Collected data
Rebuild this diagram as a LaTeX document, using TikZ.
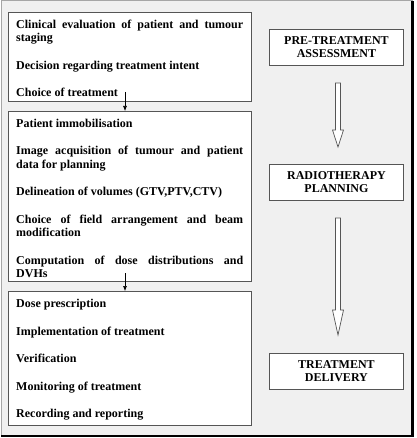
\documentclass[tikz,border=0pt]{standalone}
\usepackage{fontspec}
\setmainfont{Liberation Serif}
\usetikzlibrary{arrows.meta,calc}
\definecolor{bgfill}{HTML}{F0F0F0}
\definecolor{boxline}{HTML}{555555}
\tikzset{
  stagebox/.style={draw=boxline, line width=0.9pt, fill=white},
  phasebox/.style={draw=boxline, line width=0.9pt, fill=white, minimum width=134pt, minimum height=36pt, align=center, inner sep=0pt, font=\fontsize{12}{13}\selectfont\bfseries},
  listtext/.style={anchor=north west, inner sep=0pt, font=\fontsize{12}{13.5}\selectfont\bfseries},
  smallarrow/.style={-{Latex[length=5pt,width=4pt]}, line width=0.6pt, black},
  hollow/.style={draw=boxline, line width=0.7pt, fill=white}
}
\newcommand{\listpar}[1]{\parbox[t]{227pt}{\hyphenpenalty=10000\exhyphenpenalty=10000\baselineskip=13.5pt\parskip=14pt\relax #1}}
\begin{document}
\begin{tikzpicture}[x=1pt,y=-1pt]
\useasboundingbox (0,0) rectangle (416,438);
% outer frame
\fill[bgfill] (1,1) rectangle (413,436);
\draw[gray!70, line width=1pt] (1,436) -- (1,1) -- (413,1);
\draw[black, line width=2.5pt] (412.5,1) -- (412.5,436) -- (1,436);
% left boxes
\node[stagebox, minimum width=243pt, minimum height=89pt, anchor=north west, inner sep=0pt] (b1) at (8,12) {};
\node[stagebox, minimum width=243pt, minimum height=170pt, anchor=north west, inner sep=0pt] (b2) at (8,111) {};
\node[stagebox, minimum width=243pt, minimum height=134pt, anchor=north west, inner sep=0pt] (b3) at (8,291) {};
\node[listtext] (t1) at (16,19.5) {\listpar{Clinical evaluation of patient and tumour staging\par Decision regarding treatment intent\par Choice of treatment}};
\node[listtext] (t2) at (16,118.5) {\listpar{Patient immobilisation\par Image acquisition of tumour and patient\linebreak data for planning\par Delineation of volumes (GTV,PTV,CTV)\par Choice of field arrangement and beam modification\par Computation of dose distributions and\linebreak DVHs}};
\node[listtext] (t3) at (16,299) {\listpar{Dose prescription\par Implementation of treatment\par Verification\par Monitoring of treatment\par Recording and reporting}};
% small arrows
\coordinate (a1s) at (125,92);
\coordinate (a2s) at (125,273);
\draw[smallarrow] (a1s) -- (a1s |- b2.north);
\draw[smallarrow] (a2s) -- (a2s |- b3.north);
% right boxes
\node[phasebox, anchor=north west] (p1) at (269,29) {PRE-TREATMENT\\ASSESSMENT};
\node[phasebox, anchor=north west] (p2) at (269,164) {RADIOTHERAPY\\PLANNING};
\node[phasebox, anchor=north west] (p3) at (269,353) {TREATMENT\\DELIVERY};
% hollow arrows
\coordinate (h1s) at (338,83);
\coordinate (h1e) at (338,147);
\coordinate (h2s) at (338,218);
\coordinate (h2e) at (338,335);
\draw[hollow] ($(h1s)+(-2.5,0)$) -- ($(h1s)+(2.5,0)$) -- ($(h1e)+(2.5,-17)$) -- ($(h1e)+(5.5,-17)$) -- (h1e) -- ($(h1e)+(-5.5,-17)$) -- ($(h1e)+(-2.5,-17)$) -- cycle;
\draw[hollow] ($(h2s)+(-2.5,0)$) -- ($(h2s)+(2.5,0)$) -- ($(h2e)+(2.5,-25)$) -- ($(h2e)+(5.5,-25)$) -- (h2e) -- ($(h2e)+(-5.5,-25)$) -- ($(h2e)+(-2.5,-25)$) -- cycle;
\end{tikzpicture}
\end{document}
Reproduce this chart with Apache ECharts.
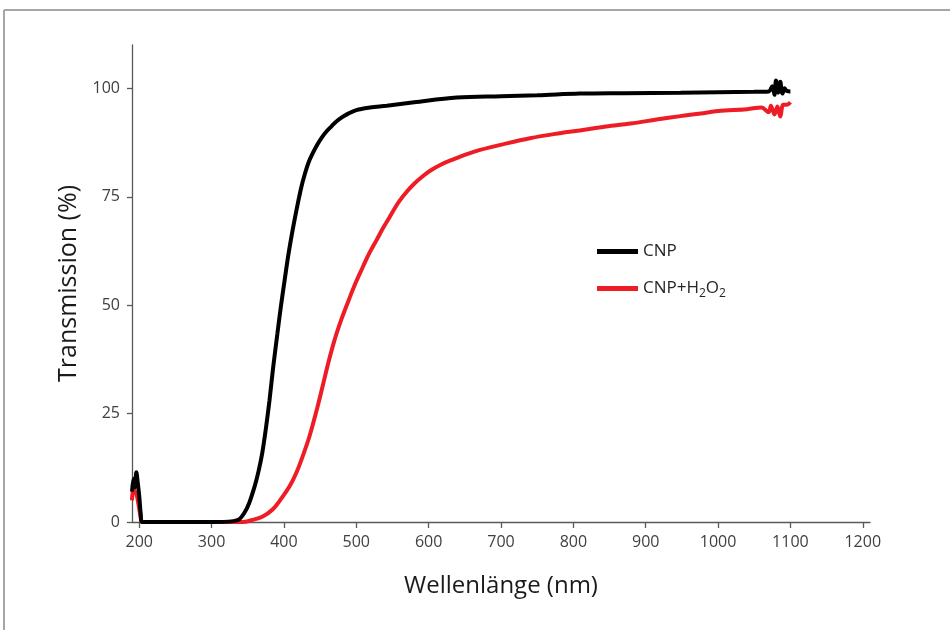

## [What needs to be done]
Reproduce all of the data exactly, omitting each picture it holds.

## [Solution to the exercise]
Rebuild this diagram as a LaTeX document, using TikZ.
\documentclass[tikz,border=0pt]{standalone}
\usepackage{fontspec}
\setmainfont{Liberation Serif}
\usetikzlibrary{arrows.meta,calc}
\definecolor{bgfill}{HTML}{F0F0F0}
\definecolor{boxline}{HTML}{555555}
\tikzset{
  stagebox/.style={draw=boxline, line width=0.9pt, fill=white},
  phasebox/.style={draw=boxline, line width=0.9pt, fill=white, minimum width=134pt, minimum height=36pt, align=center, inner sep=0pt, font=\fontsize{12}{13}\selectfont\bfseries},
  listtext/.style={anchor=north west, inner sep=0pt, font=\fontsize{12}{13.5}\selectfont\bfseries},
  smallarrow/.style={-{Latex[length=5pt,width=4pt]}, line width=0.6pt, black},
  hollow/.style={draw=boxline, line width=0.7pt, fill=white}
}
\newcommand{\listpar}[1]{\parbox[t]{227pt}{\hyphenpenalty=10000\exhyphenpenalty=10000\baselineskip=13.5pt\parskip=14pt\relax #1}}
\begin{document}
\begin{tikzpicture}[x=1pt,y=-1pt]
\useasboundingbox (0,0) rectangle (416,438);
% outer frame
\fill[bgfill] (1,1) rectangle (413,436);
\draw[gray!70, line width=1pt] (1,436) -- (1,1) -- (413,1);
\draw[black, line width=2.5pt] (412.5,1) -- (412.5,436) -- (1,436);
% left boxes
\node[stagebox, minimum width=243pt, minimum height=89pt, anchor=north west, inner sep=0pt] (b1) at (8,12) {};
\node[stagebox, minimum width=243pt, minimum height=170pt, anchor=north west, inner sep=0pt] (b2) at (8,111) {};
\node[stagebox, minimum width=243pt, minimum height=134pt, anchor=north west, inner sep=0pt] (b3) at (8,291) {};
\node[listtext] (t1) at (16,19.5) {\listpar{Clinical evaluation of patient and tumour staging\par Decision regarding treatment intent\par Choice of treatment}};
\node[listtext] (t2) at (16,118.5) {\listpar{Patient immobilisation\par Image acquisition of tumour and patient\linebreak data for planning\par Delineation of volumes (GTV,PTV,CTV)\par Choice of field arrangement and beam modification\par Computation of dose distributions and\linebreak DVHs}};
\node[listtext] (t3) at (16,299) {\listpar{Dose prescription\par Implementation of treatment\par Verification\par Monitoring of treatment\par Recording and reporting}};
% small arrows
\coordinate (a1s) at (125,92);
\coordinate (a2s) at (125,273);
\draw[smallarrow] (a1s) -- (a1s |- b2.north);
\draw[smallarrow] (a2s) -- (a2s |- b3.north);
% right boxes
\node[phasebox, anchor=north west] (p1) at (269,29) {PRE-TREATMENT\\ASSESSMENT};
\node[phasebox, anchor=north west] (p2) at (269,164) {RADIOTHERAPY\\PLANNING};
\node[phasebox, anchor=north west] (p3) at (269,353) {TREATMENT\\DELIVERY};
% hollow arrows
\coordinate (h1s) at (338,83);
\coordinate (h1e) at (338,147);
\coordinate (h2s) at (338,218);
\coordinate (h2e) at (338,335);
\draw[hollow] ($(h1s)+(-2.5,0)$) -- ($(h1s)+(2.5,0)$) -- ($(h1e)+(2.5,-17)$) -- ($(h1e)+(5.5,-17)$) -- (h1e) -- ($(h1e)+(-5.5,-17)$) -- ($(h1e)+(-2.5,-17)$) -- cycle;
\draw[hollow] ($(h2s)+(-2.5,0)$) -- ($(h2s)+(2.5,0)$) -- ($(h2e)+(2.5,-25)$) -- ($(h2e)+(5.5,-25)$) -- (h2e) -- ($(h2e)+(-5.5,-25)$) -- ($(h2e)+(-2.5,-25)$) -- cycle;
\end{tikzpicture}
\end{document}
Reproduce this chart with Apache ECharts.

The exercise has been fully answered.